Pictures excluded, return the lines below from the first through the line holding "import matplotlib.transforms as mtransforms".

=== GIVEN MATERIAL ===

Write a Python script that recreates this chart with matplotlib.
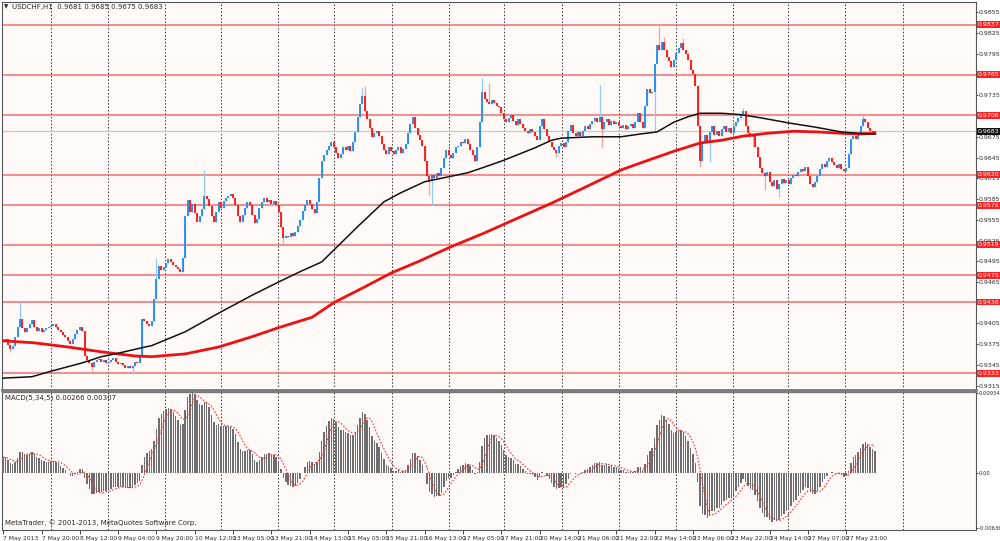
import numpy as np
import pandas as pd
import matplotlib
matplotlib.use('Agg')
import matplotlib.pyplot as plt
import matplotlib.transforms as mtransforms

# USDCHF H1 closes, one per bar (7 May 2013 04:00 -> 28 May 2013)
closes = [
    0.9380, 0.9382, 0.9374, 0.9368, 0.9372, 0.9386, 0.9400, 0.9412, 0.9398, 0.9392,
    0.9398, 0.9404, 0.9410, 0.9400, 0.9394, 0.9398, 0.9392, 0.9395, 0.9398, 0.9400,
    0.9402, 0.9404, 0.9400, 0.9396, 0.9392, 0.9388, 0.9386, 0.9380, 0.9376, 0.9382,
    0.9390, 0.9396, 0.9400, 0.9394, 0.9358, 0.9352, 0.9348, 0.9342, 0.9350, 0.9352,
    0.9354, 0.9350, 0.9352, 0.9348, 0.9350, 0.9352, 0.9355, 0.9350, 0.9346, 0.9348,
    0.9345, 0.9340, 0.9344, 0.9340, 0.9344, 0.9350, 0.9348, 0.9356, 0.9412, 0.9408,
    0.9404, 0.9402, 0.9408, 0.9440, 0.9470, 0.9488, 0.9482, 0.9486, 0.9492, 0.9498,
    0.9494, 0.9490, 0.9486, 0.9484, 0.9480, 0.9500, 0.9560, 0.9584, 0.9566, 0.9578,
    0.9565, 0.9552, 0.9560, 0.9570, 0.9590, 0.9585, 0.9575, 0.9560, 0.9552, 0.9566,
    0.9580, 0.9572, 0.9582, 0.9586, 0.9590, 0.9592, 0.9586, 0.9576, 0.9560, 0.9552,
    0.9562, 0.9572, 0.9580, 0.9576, 0.9562, 0.9550, 0.9556, 0.9572, 0.9580, 0.9586,
    0.9580, 0.9584, 0.9578, 0.9582, 0.9576, 0.9566, 0.9545, 0.9528, 0.9532, 0.9530,
    0.9536, 0.9532, 0.9538, 0.9546, 0.9555, 0.9568, 0.9576, 0.9584, 0.9578, 0.9570,
    0.9565, 0.9580, 0.9615, 0.9640, 0.9648, 0.9656, 0.9662, 0.9668, 0.9660, 0.9652,
    0.9645, 0.9650, 0.9660, 0.9656, 0.9662, 0.9655, 0.9668, 0.9682, 0.9704, 0.9722,
    0.9734, 0.9712, 0.9700, 0.9688, 0.9674, 0.9680, 0.9684, 0.9676, 0.9664, 0.9656,
    0.9650, 0.9660, 0.9654, 0.9650, 0.9656, 0.9660, 0.9652, 0.9658, 0.9664, 0.9680,
    0.9694, 0.9704, 0.9688, 0.9678, 0.9670, 0.9662, 0.9640, 0.9618, 0.9612, 0.9620,
    0.9616, 0.9622, 0.9618, 0.9630, 0.9645, 0.9656, 0.9648, 0.9644, 0.9652, 0.9660,
    0.9662, 0.9668, 0.9666, 0.9672, 0.9664, 0.9656, 0.9648, 0.9640, 0.9660, 0.9696,
    0.9740, 0.9730, 0.9726, 0.9722, 0.9728, 0.9724, 0.9720, 0.9718, 0.9710, 0.9700,
    0.9696, 0.9702, 0.9706, 0.9698, 0.9692, 0.9700, 0.9694, 0.9688, 0.9684, 0.9680,
    0.9686, 0.9682, 0.9676, 0.9670, 0.9690, 0.9700, 0.9686, 0.9676, 0.9668, 0.9660,
    0.9656, 0.9652, 0.9662, 0.9666, 0.9660, 0.9668, 0.9684, 0.9692, 0.9680, 0.9676,
    0.9682, 0.9676, 0.9684, 0.9690, 0.9686, 0.9694, 0.9698, 0.9702, 0.9696, 0.9704,
    0.9686, 0.9696, 0.9700, 0.9692, 0.9698, 0.9694, 0.9696, 0.9690, 0.9688, 0.9692,
    0.9686, 0.9690, 0.9694, 0.9688, 0.9696, 0.9710, 0.9696, 0.9688, 0.9720, 0.9744,
    0.9738, 0.9740, 0.9780, 0.9808, 0.9800, 0.9812, 0.9800, 0.9790, 0.9784, 0.9776,
    0.9786, 0.9796, 0.9804, 0.9810, 0.9800, 0.9794, 0.9786, 0.9772, 0.9766, 0.9748,
    0.9690, 0.9640, 0.9668, 0.9678, 0.9668, 0.9682, 0.9690, 0.9678, 0.9684, 0.9676,
    0.9686, 0.9690, 0.9682, 0.9688, 0.9680, 0.9690, 0.9696, 0.9702, 0.9708, 0.9712,
    0.9690, 0.9680, 0.9674, 0.9678, 0.9660, 0.9646, 0.9630, 0.9622, 0.9618, 0.9624,
    0.9610, 0.9604, 0.9612, 0.9600, 0.9606, 0.9614, 0.9608, 0.9612, 0.9606, 0.9616,
    0.9620, 0.9618, 0.9624, 0.9628, 0.9626, 0.9632, 0.9618, 0.9606, 0.9602, 0.9610,
    0.9618, 0.9628, 0.9636, 0.9632, 0.9640, 0.9644, 0.9638, 0.9634, 0.9630, 0.9636,
    0.9628, 0.9626, 0.9630, 0.9650, 0.9672, 0.9676, 0.9672, 0.9678, 0.9690, 0.9700,
    0.9696, 0.9688, 0.9684, 0.9681, 0.9683,
]
first_open = 0.9378

# wick extremes that stand out in the picture (bar index -> price)
spike_high = {7: 0.9436, 64: 0.9500, 84: 0.9627, 150: 0.9745, 151: 0.9748,
              200: 0.9760, 203: 0.9753, 249: 0.9750, 274: 0.9837, 276: 0.9820,
              284: 0.9818, 309: 0.9716, 359: 0.9706}
spike_low = {3: 0.9364, 37: 0.9336, 54: 0.9332, 117: 0.9520, 178: 0.9591,
             179: 0.9576, 197: 0.9638, 231: 0.9646, 250: 0.9660, 272: 0.9684,
             291: 0.9632, 295: 0.9639, 313: 0.9660, 318: 0.9598, 324: 0.9588}

# moving averages (bar index, price)
ma_black_bars = [0, 12, 20, 33, 41, 48, 58, 62, 76, 90, 104, 115, 124, 133, 138, 148,
                 159, 166, 176, 183, 194, 200, 209, 222, 229, 233, 246, 258, 266, 273,
                 280, 286, 291, 300, 308, 317, 328, 339, 350, 357, 364]
ma_black_vals = [0.9326, 0.9328, 0.9336, 0.9348, 0.9357, 0.9362, 0.9370, 0.9373, 0.9393,
                 0.9420, 0.9446, 0.9465, 0.9480, 0.9494, 0.9511, 0.9545, 0.9581, 0.9594,
                 0.9610, 0.9615, 0.9623, 0.9630, 0.9641, 0.9659, 0.9670, 0.9673, 0.9675,
                 0.9675, 0.9679, 0.9682, 0.9696, 0.9704, 0.9709, 0.9709, 0.9707, 0.9702,
                 0.9695, 0.9689, 0.9682, 0.9680, 0.9679]
ma_red_bars = [0, 13, 27, 41, 55, 62, 76, 90, 104, 115, 129, 138, 151, 162, 173, 187,
               201, 212, 229, 243, 258, 266, 280, 291, 300, 309, 319, 330, 340, 350, 357, 364]
ma_red_vals = [0.9380, 0.9377, 0.9371, 0.9364, 0.9358, 0.9357, 0.9361, 0.9371, 0.9386,
               0.9399, 0.9414, 0.9435, 0.9458, 0.9478, 0.9494, 0.9516, 0.9536, 0.9553,
               0.9579, 0.9602, 0.9627, 0.9637, 0.9654, 0.9666, 0.9670, 0.9676, 0.9680,
               0.9683, 0.9682, 0.9680, 0.9679, 0.9680]

levels = [0.9837, 0.9765, 0.9706, 0.9620, 0.9576, 0.9519, 0.9475, 0.9436, 0.9333]
last_price = 0.9683
macd_start = 0.0019

time_ticks = list(range(0, 353, 16))
time_labels = ['7 May 2013', '7 May 20:00', '8 May 12:00', '9 May 04:00', '9 May 20:00',
               '10 May 12:00', '13 May 05:00', '13 May 21:00', '14 May 13:00',
               '15 May 05:00', '15 May 21:00', '16 May 13:00', '17 May 05:00',
               '17 May 21:00', '20 May 14:00', '21 May 06:00', '21 May 22:00',
               '22 May 14:00', '23 May 06:00', '23 May 22:00', '24 May 14:00',
               '27 May 07:00', '27 May 23:00']
grid_pos = [19.8, 43.8, 67.6, 90.8, 114.8, 138.2, 162.4, 186.2, 209.2, 233.4,
            257.2, 281.0, 304.8, 327.8, 351.6, 375.8]

n = len(closes)
x = np.arange(n)
close = np.array(closes)
opens = np.concatenate([[first_open], close[:-1]])
high = np.maximum(opens, close)
low = np.minimum(opens, close)
for k, v in spike_high.items():
    high[k] = max(high[k], v)
for k, v in spike_low.items():
    low[k] = min(low[k], v)

# MACD(5,34,5)
fast = np.empty(n)
slow = np.empty(n)
fast[0] = close[0]
slow[0] = close[0] - macd_start
for i in range(1, n):
    fast[i] = fast[i - 1] + (close[i] - fast[i - 1]) * 2 / 6
    slow[i] = slow[i - 1] + (close[i] - slow[i - 1]) * 2 / 35
macd = fast - slow
signal = pd.Series(macd).rolling(5, min_periods=1).mean().values

bg = '#fffaf8'
frame = '#555555'
txt = '#2a2a2a'
plt.rcParams['font.family'] = ['Liberation Sans Narrow', 'DejaVu Sans']

fig = plt.figure(figsize=(10, 5.41), dpi=100)
ax = fig.add_axes([0.002, 0.2791, 0.9735, 0.7172], facecolor=bg)
ax2 = fig.add_axes([0.002, 0.0203, 0.9735, 0.2551], facecolor=bg, sharex=ax)

ax.set_xlim(-0.5, 406.0)
ax.set_ylim(0.93088, 0.98699)
ax2.set_ylim(-0.00659, 0.00946)

for a in (ax, ax2):
    for gx in grid_pos:
        a.axvline(gx, color='#333333', lw=0.7, ls=(0, (1.5, 2)), zorder=1)
    for s in a.spines.values():
        s.set_color(frame)
        s.set_linewidth(0.8)
ax.spines['bottom'].set_linewidth(2.0)
ax.spines['bottom'].set_color('#777777')
ax2.spines['top'].set_linewidth(1.0)
ax2.spines['top'].set_color('#777777')

# support / resistance levels and current price line
for lv in levels:
    ax.axhline(lv, color='#f06060', lw=1.1, alpha=0.9, zorder=2)
ax.axhline(last_price, color='#c8c8c8', lw=0.9, zorder=2)

# candles
up = close >= opens
for mask, wick_c, body_c in ((up, '#8ec9fa', '#1e8cf0'), (~up, '#f7a0a0', '#ff1010')):
    ax.vlines(x[mask], low[mask], high[mask], color=wick_c, lw=0.9, zorder=3)
    b_lo = np.minimum(opens, close)[mask]
    b_hi = np.maximum(np.maximum(opens, close)[mask], b_lo + 0.00006)
    ax.vlines(x[mask], b_lo, b_hi, color=body_c, lw=1.3, zorder=4)

# moving averages
ax.plot(ma_red_bars, ma_red_vals, color='#ee1111', lw=2.0, zorder=5)
ax.plot(ma_black_bars, ma_black_vals, color='#111111', lw=1.1, zorder=6)

# price axis on the right
ax.yaxis.tick_right()
price_ticks = np.round(np.arange(0.9315, 0.98551, 0.003), 4)
ax.set_yticks(price_ticks)
ax.set_yticklabels([f'{t:.4f}' for t in price_ticks])
ax.tick_params(axis='y', labelsize=4.5, length=1.5, width=0.6, pad=0.6, colors=txt)
ax.tick_params(axis='x', bottom=False, labelbottom=False)

trans = mtransforms.blended_transform_factory(ax.transAxes, ax.transData)
for lv in levels:
    ax.text(1.0025, lv, f'{lv:.4f}', transform=trans, fontsize=4.5, color='white',
            va='center', ha='left', zorder=10, clip_on=False,
            bbox=dict(boxstyle='square,pad=0.15', fc='#ff2020', ec='none'))
ax.text(1.0025, last_price, f'{last_price:.4f}', transform=trans, fontsize=4.5,
        color='white', va='center', ha='left', zorder=10, clip_on=False,
        bbox=dict(boxstyle='square,pad=0.15', fc='#111111', ec='none'))

ax.text(0.0025, 0.993, '▼', transform=ax.transAxes, fontsize=4, va='top', ha='left',
        color=txt, family='DejaVu Sans')
ax.text(0.010, 0.994, 'USDCHF,H1  0.9681 0.9685 0.9675 0.9683', transform=ax.transAxes,
        fontsize=5, va='top', ha='left', color=txt)

# MACD panel
ax2.bar(x, macd, width=0.6, color='#6e6e6e', zorder=3)
ax2.plot(x, signal, color='#ff3030', lw=0.8, ls=(0, (1.5, 1.5)), zorder=4)
ax2.yaxis.tick_right()
ax2.set_yticks([0.00934, 0.0, -0.00636])
ax2.set_yticklabels(['0.00934', '0.00', '-0.00636'])
ax2.tick_params(axis='y', labelsize=3.8, length=1.5, width=0.6, pad=0.5, colors=txt)
for lab in ax2.get_yticklabels():
    lab.set_verticalalignment('center_baseline')
ax2.text(0.003, 0.985, 'MACD(5,34,5) 0.00266 0.00307', transform=ax2.transAxes,
         fontsize=5, va='top', ha='left', color=txt)
ax2.text(0.003, 0.03, 'MetaTrader, © 2001-2013, MetaQuotes Software Corp.',
         transform=ax2.transAxes, fontsize=5, va='bottom', ha='left', color=txt)

ax2.set_xticks(time_ticks)
ax2.set_xticklabels(time_labels, ha='left')
ax2.tick_params(axis='x', labelsize=4.3, length=3, width=0.6, pad=1.5, colors=txt)

fig.savefig('out.png', dpi=100, facecolor='white')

===

RESULT OF THE TASK:
Write a Python script that recreates this chart with matplotlib.
import numpy as np
import pandas as pd
import matplotlib
matplotlib.use('Agg')
import matplotlib.pyplot as plt
import matplotlib.transforms as mtransforms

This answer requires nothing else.